Published November 6, 2002
The Catholic Difference
Single-issue advocacy groups have a long history in American public life. Those who imagine that the Church is another kind of political community celebrate the role of advocacy groups in the current Catholic crisis. To be sure, the Church is a human institution and it has its politics. To imagine that the Church is essentially a political community is to make a serious mistake, however.
That’s the mistake too many advocacy groups have been making in recent months.
It’s perfectly understandable that victims’ groups emphasize the imperative of ending clergy sexual abuse, protecting children and young people, and making sure that sexual predators are expelled from public ministry. But when victims’ groups suggest that theirs is the only agenda, and that justice for priests falsely accused of abuse must take a back seat to that agenda, something is wrong.

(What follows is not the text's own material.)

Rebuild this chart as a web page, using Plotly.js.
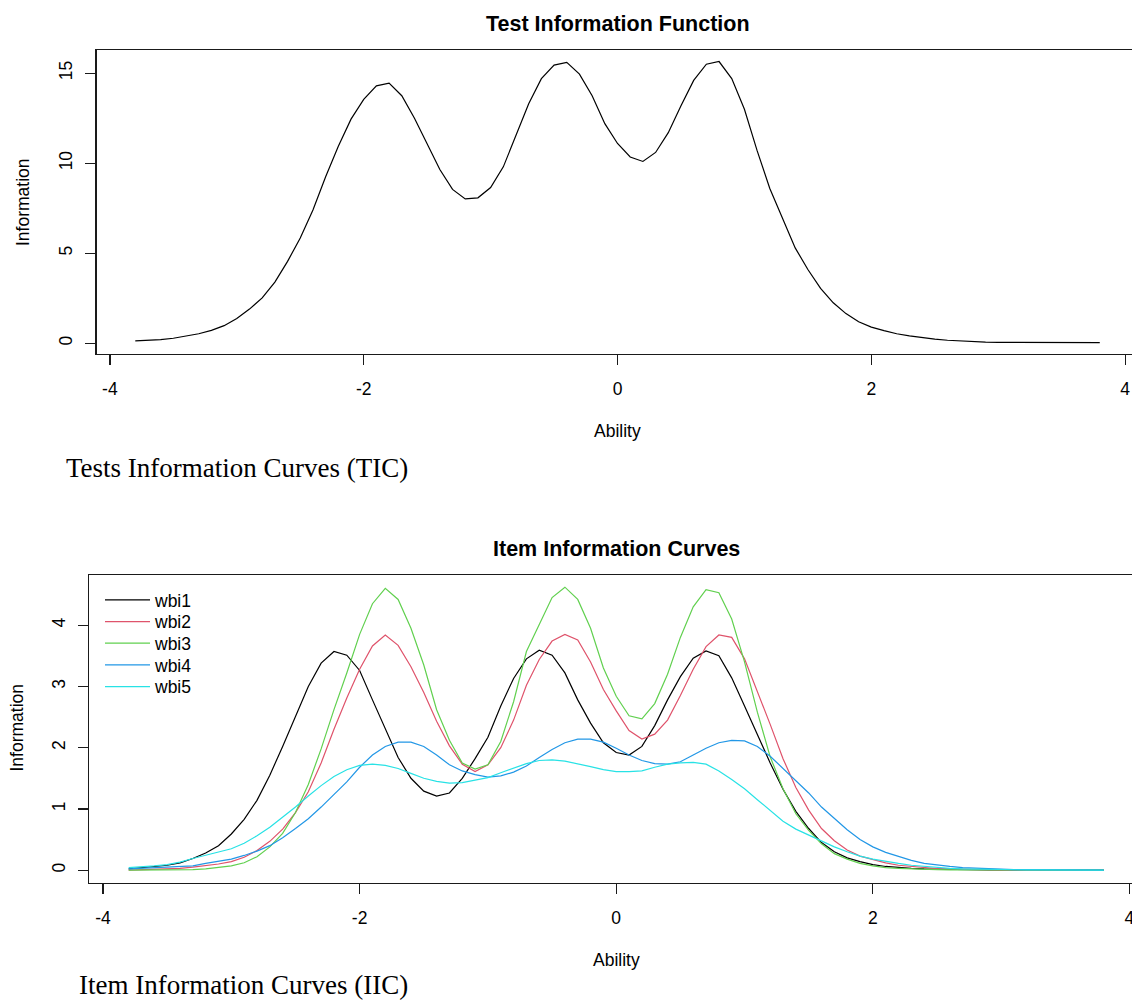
<!DOCTYPE html>
<html>
<head>
<meta charset="utf-8">
<script src="https://cdn.plot.ly/plotly-3.0.1.min.js"></script>
<style>
  html, body { margin: 0; padding: 0; background: #ffffff; }
  #chart { width: 1132px; height: 1001px; }
</style>
</head>
<body>
<div id="chart"></div>
<script>
// Ability grid
const ability = [-3.8,-3.7,-3.6,-3.5,-3.4,-3.3,-3.2,-3.1,-3.0,-2.9,-2.8,-2.7,-2.6,-2.5,-2.4,-2.3,-2.2,-2.1,-2.0,-1.9,-1.8,-1.7,-1.6,-1.5,-1.4,-1.3,-1.2,-1.1,-1.0,-0.9,-0.8,-0.7,-0.6,-0.5,-0.4,-0.3,-0.2,-0.1,0.0,0.1,0.2,0.3,0.4,0.5,0.6,0.7,0.8,0.9,1.0,1.1,1.2,1.3,1.4,1.5,1.6,1.7,1.8,1.9,2.0,2.1,2.2,2.3,2.4,2.5,2.6,2.7,2.8,2.9,3.0,3.1,3.2,3.3,3.4,3.5,3.6,3.7,3.8];

// Test information function
const testInfo = [0.13,0.16,0.20,0.28,0.40,0.53,0.72,0.98,1.38,1.90,2.52,3.40,4.55,5.85,7.40,9.25,10.95,12.45,13.55,14.30,14.45,13.75,12.50,11.05,9.65,8.55,8.02,8.08,8.65,9.80,11.50,13.30,14.70,15.45,15.60,14.95,13.75,12.20,11.10,10.35,10.10,10.60,11.70,13.20,14.60,15.50,15.65,14.70,13.00,10.70,8.60,6.90,5.30,4.10,3.05,2.25,1.65,1.20,0.90,0.70,0.53,0.41,0.31,0.23,0.17,0.12,0.08,0.06,0.05,0.05,0.04,0.04,0.04,0.04,0.04,0.04,0.04];

// Item information curves
const wbi1 = [0.02,0.04,0.06,0.08,0.12,0.19,0.28,0.40,0.59,0.83,1.14,1.55,2.02,2.50,3.00,3.38,3.57,3.51,3.26,2.78,2.30,1.84,1.50,1.29,1.21,1.26,1.50,1.82,2.17,2.68,3.13,3.45,3.59,3.51,3.22,2.78,2.40,2.08,1.92,1.88,2.02,2.36,2.78,3.16,3.46,3.58,3.50,3.14,2.68,2.20,1.75,1.32,0.96,0.68,0.45,0.30,0.20,0.14,0.09,0.06,0.04,0.03,0.02,0.015,0.01,0.01,0.005,0.005,0.004,0.003,0.002,0.002,0.001,0.001,0.001,0.001,0.001];
const wbi2 = [0.00,0.005,0.01,0.02,0.03,0.05,0.07,0.10,0.14,0.21,0.32,0.47,0.67,0.94,1.28,1.75,2.30,2.81,3.28,3.66,3.84,3.67,3.32,2.90,2.43,2.03,1.73,1.61,1.72,2.00,2.45,3.02,3.44,3.74,3.85,3.76,3.40,2.95,2.60,2.28,2.14,2.22,2.45,2.85,3.28,3.65,3.84,3.80,3.45,2.92,2.38,1.82,1.35,0.98,0.68,0.48,0.33,0.23,0.17,0.12,0.08,0.06,0.04,0.025,0.018,0.012,0.008,0.006,0.004,0.003,0.002,0.002,0.001,0.001,0.001,0.001,0.001];
const wbi3 = [0.00,0.00,0.005,0.005,0.01,0.01,0.02,0.04,0.07,0.12,0.22,0.38,0.60,0.94,1.40,1.98,2.62,3.22,3.85,4.35,4.60,4.42,3.95,3.35,2.62,2.12,1.75,1.65,1.72,2.10,2.75,3.57,4.02,4.45,4.62,4.42,3.95,3.30,2.84,2.52,2.47,2.72,3.20,3.80,4.30,4.58,4.53,4.10,3.40,2.58,1.85,1.33,0.92,0.65,0.43,0.27,0.18,0.11,0.07,0.04,0.03,0.02,0.01,0.008,0.005,0.003,0.002,0.002,0.001,0.001,0.001,0.001,0.001,0.001,0.001,0.001,0.001];
const wbi4 = [0.02,0.03,0.035,0.04,0.05,0.07,0.11,0.14,0.18,0.24,0.31,0.40,0.53,0.68,0.84,1.03,1.23,1.44,1.68,1.88,2.02,2.09,2.09,2.02,1.88,1.72,1.62,1.56,1.52,1.54,1.60,1.70,1.84,1.97,2.08,2.14,2.14,2.09,1.99,1.88,1.79,1.74,1.73,1.77,1.88,1.99,2.08,2.12,2.11,2.02,1.86,1.66,1.46,1.26,1.03,0.84,0.66,0.50,0.38,0.29,0.22,0.16,0.11,0.08,0.06,0.04,0.03,0.02,0.015,0.01,0.008,0.006,0.004,0.003,0.002,0.002,0.001];
const wbi5 = [0.04,0.05,0.07,0.09,0.13,0.19,0.24,0.29,0.35,0.44,0.56,0.70,0.86,1.03,1.21,1.38,1.53,1.64,1.71,1.73,1.71,1.66,1.58,1.50,1.45,1.42,1.43,1.47,1.51,1.59,1.67,1.74,1.79,1.80,1.78,1.74,1.69,1.64,1.61,1.61,1.62,1.68,1.73,1.75,1.76,1.73,1.62,1.48,1.33,1.15,0.97,0.80,0.67,0.57,0.48,0.38,0.30,0.23,0.18,0.14,0.11,0.08,0.06,0.04,0.03,0.02,0.015,0.01,0.008,0.006,0.004,0.003,0.002,0.002,0.001,0.001,0.001];

const itemNames = ["wbi1","wbi2","wbi3","wbi4","wbi5"];
const itemColors = ["#000000","#DF536B","#61D04F","#2297E6","#28E2E5"];
const xTicks = [-4,-2,0,2,4];
const yTicksTop = [0,5,10,15];
const yTicksBottom = [0,1,2,3,4];

const W = 1132, H = 1001;
const px = v => v / W;
const py = v => 1 - v / H;

const sans = "Liberation Sans, Arial, Helvetica, sans-serif";
const serif = "Liberation Serif, Times New Roman, serif";
const tickFont = {family: sans, size: 17.5, color: "#000000"};

const traces = [{
  x: ability, y: testInfo, type: "scatter", mode: "lines",
  line: {color: "#000000", width: 1.2}, xaxis: "x", yaxis: "y",
  showlegend: false, hoverinfo: "skip"
}];
const itemData = [wbi1, wbi2, wbi3, wbi4, wbi5];
const legendIds = ["legend", "legend2", "legend3", "legend4", "legend5"];
itemData.forEach((vals, i) => {
  traces.push({
    x: ability, y: vals, type: "scatter", mode: "lines",
    name: itemNames[i], line: {color: itemColors[i], width: 1.2},
    xaxis: "x2", yaxis: "y2", showlegend: true, legend: legendIds[i]
  });
});

const axisCommon = {
  showgrid: false, zeroline: false, showline: true, linecolor: "#1a1a1a", linewidth: 1.3,
  ticks: "outside", ticklen: 10, tickwidth: 1.2, tickcolor: "#1a1a1a",
  tickfont: tickFont, tickmode: "array", fixedrange: true, ticklabeloverflow: "allow"
};

const layout = {
  width: W, height: H,
  margin: {l: 0, r: 0, t: 0, b: 0, pad: 0},
  paper_bgcolor: "#ffffff", plot_bgcolor: "#ffffff",
  showlegend: true,
  xaxis: Object.assign({}, axisCommon, {
    domain: [px(96.7), 1], range: [-4.104, 4.054], mirror: true,
    tickvals: xTicks, ticktext: xTicks.map(String), ticklabelstandoff: 9, anchor: "y"
  }),
  yaxis: Object.assign({}, axisCommon, {
    domain: [py(354), py(50)], range: [-0.594, 16.29],
    tickvals: yTicksTop, ticktext: yTicksTop.map(String), tickangle: -90,
    ticklabelstandoff: 6, anchor: "x"
  }),
  xaxis2: Object.assign({}, axisCommon, {
    domain: [px(89.3), 1], range: [-4.107, 4.02], mirror: true,
    tickvals: xTicks, ticktext: xTicks.map(String), ticklabelstandoff: 9, anchor: "y2"
  }),
  yaxis2: Object.assign({}, axisCommon, {
    domain: [py(882.7), py(575)], range: [-0.205, 4.819],
    tickvals: yTicksBottom, ticktext: yTicksBottom.map(String), tickangle: -90,
    ticklabelstandoff: 6, anchor: "x2"
  }),
  annotations: [
    {text: "<b>Test Information Function</b>", xref: "x", yref: "paper", x: 0, y: py(24),
     xanchor: "center", yanchor: "middle", showarrow: false, font: {family: sans, size: 21.5, color: "#000000"}},
    {text: "<b>Item Information Curves</b>", xref: "x2", yref: "paper", x: 0, y: py(549),
     xanchor: "center", yanchor: "middle", showarrow: false, font: {family: sans, size: 21.5, color: "#000000"}},
    {text: "Ability", xref: "x", yref: "paper", x: 0, y: py(431),
     xanchor: "center", yanchor: "middle", showarrow: false, font: {family: sans, size: 17.5, color: "#000000"}},
    {text: "Ability", xref: "x2", yref: "paper", x: 0, y: py(960),
     xanchor: "center", yanchor: "middle", showarrow: false, font: {family: sans, size: 17.5, color: "#000000"}},
    {text: "Information", xref: "paper", yref: "paper", x: px(23), y: py(202), textangle: -90,
     xanchor: "center", yanchor: "middle", showarrow: false, font: {family: sans, size: 17.5, color: "#000000"}},
    {text: "Information", xref: "paper", yref: "paper", x: px(16.5), y: py(728), textangle: -90,
     xanchor: "center", yanchor: "middle", showarrow: false, font: {family: sans, size: 17.5, color: "#000000"}},
    {text: "Tests Information Curves (TIC)", xref: "paper", yref: "paper", x: px(64), y: py(468),
     xanchor: "left", yanchor: "middle", showarrow: false, font: {family: serif, size: 27, color: "#000000"}},
    {text: "Item Information Curves (IIC)", xref: "paper", yref: "paper", x: px(77), y: py(985),
     xanchor: "left", yanchor: "middle", showarrow: false, font: {family: serif, size: 27, color: "#000000"}}
  ]
};

// One legend box per item so the rows sit at the reference spacing
const legendRowY = [600, 621.7, 643.3, 665, 686.7];
legendIds.forEach((id, i) => {
  layout[id] = {
    x: px(100), y: py(legendRowY[i]), xanchor: "left", yanchor: "middle",
    bgcolor: "rgba(0,0,0,0)", borderwidth: 0,
    font: {family: sans, size: 17.5, color: "#000000"},
    itemwidth: 45, tracegroupgap: 0
  };
});

Plotly.newPlot("chart", traces, layout, {displayModeBar: false, staticPlot: true});
</script>
</body>
</html>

It’s perfectly understandable that priests’ support groups emphasize that a man should be considered innocent until reasonable proof of his guilt is brought forth. It’s also perfectly understandable that priests don’t want to see the local bishop’s office turned into an adjunct of the local state’s attorney’s office. But when priests’ support group fail to acknowledge that certain aspects of clerical culture – including a breakdown of fraternal correction among priests – is a large part of the problem of clergy sexual abuse, something is wrong.
It’s perfectly understandable – more than that, it’s devoutly to be wished – that bishops seek counsel from knowledgeable professionals in dealing with sometimes murky clergy personnel questions. But when bishops mortgage their headship to lay review boards, or when lay review boards suggest that they stand in judgment on the fitness of bishops for office, something is wrong.
The Roman response to the U.S. bishops’ proposed national norms for dealing with clergy sexual abuse marked an important moment in the Long Lent of 2002: the moment when the Holy See and the U.S. bishops’ leadership agreed that the twin problems of clergy sexual abuse and episcopal misgovernance have to be dealt with in a thoroughly Catholic way.
In the Catholic imagination, things are more often “both/and” than “either/or:” nature and grace, faith and works, Word and sacraments, ministerial priesthood and priestly mission of the baptized, authority and collegiality. That’s not waffling. The famous Catholic “both/and” expresses the ancient Catholic intuition that things fit together, in a script with a divine author. Applied to today’s crisis, the Catholic “both/and” means that the Church must promote justice for victims and justice for priests falsely accused of abuse; fraternity among priests and fraternal correction of malfeasant priests by their ordained brothers; lay responsibility and episcopal leadership. Of course this is difficult. But to suggest that it’s impossible, as some advocacy groups have done in the wake of Rome’s complex and nuanced response to the Dallas norms, is to abandon a truly Catholic way of thinking about these problems.
I’m confident that the Vatican-U.S. commission that will sort these questions out further will contribute to what I called for in my book, The Courage To be Catholic: namely, the authentically, indeed radically, Catholic reform of the Church. When the commission completes its work, however, the challenge of authentically Catholic reform won’t have been met. The bishops will have the tools to deal with the most noxious weeds in the garden; the question of revitalizing the soil so that it doesn’t produce poisonous weeds will remain.
That means that an apostolic visitation of U.S. seminaries conducted by bishops who have already demonstrated the capacity to reform seminaries. That means reforming today’s vocations guild, so that holy, wise priests are once again in charge of diocesan vocation offices, and those offices are putting a higher premium on effective discipleship than on the Meyers-Briggs Personality Profile in accepting or rejecting candidates for the priesthood. That means a thorough investigation of novitiates and religious houses of formation, where serious problems of sexual identity and conduct remain. That means developing criteria for determining when a local bishops has lost his capacity to govern.
And that means the appointment of bishops who have the courage and wit to call Catholics to live the fullness of Catholic faith without retreating into self-made catacombs.
Once again, it’s “both/and,” not “either/or”.
George Weigel is Distinguished Senior Fellow of the Ethics and Public Policy Center in Washington, D.C. and holds EPPC’s William E. Simon Chair in Catholic Studies.